SanDisk's new Connect cards allow users to download files to their mobile computers while connected to e-mail or the Internet. The cards are also said to solve a common memory problem. In situations when the main memory of a computer is already full, users can download their files to a Connect card as an alternative, the company says.

The Connect(TM) product line includes four products - dual-function 128-megabyte (MB) CompactFlash (CF); 256-MB SD cards that combine Wi-Fi and flash memory; and single-function CF and SD cards with Wi-Fi connectivity.
" The windows/WinCE operating system (OS) recognizes multifunctionality," explains David Smurthwaite, Retail Product Marketing, I/O Products for SanDisk. "The card is seen by the host device as both a memory card and a Wi-Fi card. It's simply two controllers talking to the OS as if they were in two separate slots."

According to Mr. Smurthwaite, historically, there have been some design obstacles in trying to develop cards with both capabilities, specifically achieving the required space in the format and coordinated transfer of data between controllers.

The new cards mark the supplier's entry into the wireless communications market, which, according to SanDisk, comes at a time when Wi-Fi, a type of WLAN for wireless local area networks, is emerging as the main worldwide wireless standard.

The new Connect combination cards can be used in several consumer device applications and have been designed with low power consumption to minimize battery drain, a key consideration for PDA and notebook users. Mr. Smurthwaite says several proprietary methods were used to keep power consumption low, but that the company also used common techniques such as enabling a low-power sleep mode and adjusting for power requirement based on the range of access points.

The Wi-Fi cards are said to enable end devices to transmit and receive data at speeds up to 11 Mbps (megabits per second) at a range of up to 300 ft from the nearest access point. Security encryption keys are included with the products.
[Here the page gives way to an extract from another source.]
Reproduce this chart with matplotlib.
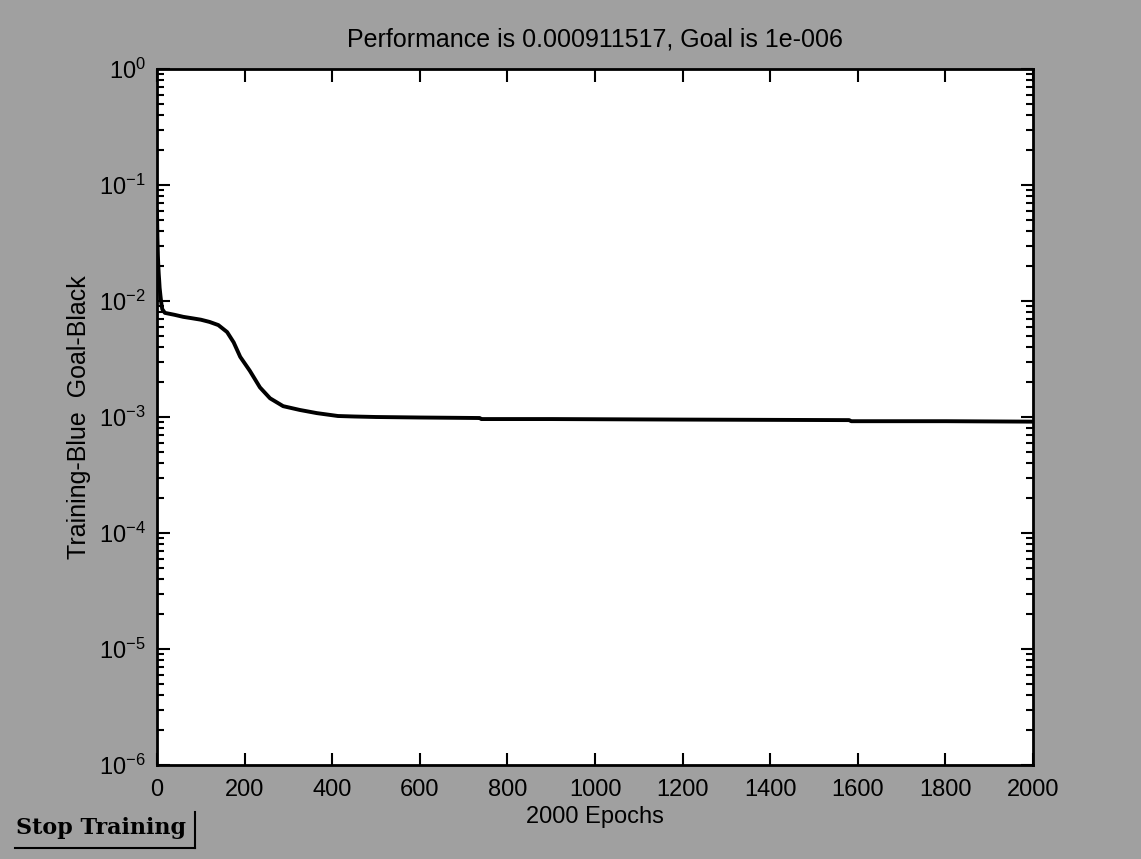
import matplotlib
matplotlib.use("Agg")
import matplotlib.pyplot as plt
from matplotlib.lines import Line2D

# ================= DATA =================
epochs = [0, 1, 2, 3, 4, 5, 6, 8, 10, 12, 18, 40, 60, 80, 100, 120, 140, 160,
          175, 190, 212, 235, 258, 288, 326, 365, 413, 450, 500, 600, 737,
          740, 900, 1200, 1580, 1585, 1800, 2000]
perf = [0.06, 0.035, 0.025, 0.02, 0.017, 0.015, 0.013, 0.011, 0.0095, 0.0085,
        0.0079, 0.0076, 0.0073, 0.0071, 0.0069, 0.0066, 0.0062, 0.0054,
        0.0044, 0.0033, 0.0025, 0.0018, 0.00145, 0.00124, 0.00115, 0.00108,
        0.00102, 0.00101, 0.00100, 0.00099, 0.00098, 0.00096, 0.00096,
        0.00095, 0.00094, 0.00092, 0.00092, 0.000912]

x_ticks = [0, 200, 400, 600, 800, 1000, 1200, 1400, 1600, 1800, 2000]
title_text = "Performance is 0.000911517, Goal is 1e-006"
x_label = "2000 Epochs"
y_label = "Training-Blue  Goal-Black"

# ================= FIGURE =================
plt.rcParams['font.family'] = ['Liberation Sans', 'DejaVu Sans']
plt.rcParams['mathtext.fontset'] = 'custom'
plt.rcParams['mathtext.rm'] = 'Liberation Sans'
plt.rcParams['mathtext.it'] = 'Liberation Sans'

bg = "#a0a0a0"
fig = plt.figure(figsize=(11.41, 8.59), dpi=100, facecolor=bg)
ax = fig.add_axes([0.1376, 0.1094, 0.7678, 0.8103])
ax.set_facecolor("white")

ax.semilogy(epochs, perf, color="black", linewidth=2.8)

ax.set_xlim(0, 2000)
ax.set_ylim(1e-6, 1e0)
ax.set_xticks(x_ticks)

ax.tick_params(which="both", direction="in", top=True, right=True,
               labelsize=17, width=1.5, colors="black")
ax.tick_params(which="major", length=9)
ax.tick_params(which="minor", length=5)
ax.tick_params(axis="x", which="major", pad=10)
ax.tick_params(axis="y", which="major", pad=8)
ax.xaxis.set_tick_params(which="minor", bottom=False, top=False)
for s in ax.spines.values():
    s.set_linewidth(2)

ax.set_title(title_text, fontsize=18, pad=16)
ax.set_xlabel(x_label, fontsize=17, labelpad=4)
ax.set_ylabel(y_label, fontsize=18, labelpad=6)

# ================= STOP TRAINING BUTTON =================
fig.text(0.014, 0.036, "Stop Training", fontsize=16, fontweight="bold",
         family="DejaVu Serif", ha="left", va="center")
fig.add_artist(Line2D([0.013, 0.171], [0.013, 0.013],
                      color="black", linewidth=1.5))
fig.add_artist(Line2D([0.171, 0.171], [0.013, 0.0547],
                      color="black", linewidth=1.5))

fig.savefig("out.png", dpi=100, facecolor=bg)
According to SanDisk, because the cards support both WinCE PDAs and Windows laptops and notebooks, the CF Connect line can reportedly be used in multiple devices. The SD Wi-Fi cards will support devices with Palm's OS 4x and higher operating systems. In addition, the company says several camera manufacturers are exploring the development of new digital cameras (with single-card slots) that would enable photographers to use a Connect dual-function card to take pictures and then use wireless connectivity to send the images to friends or business associates.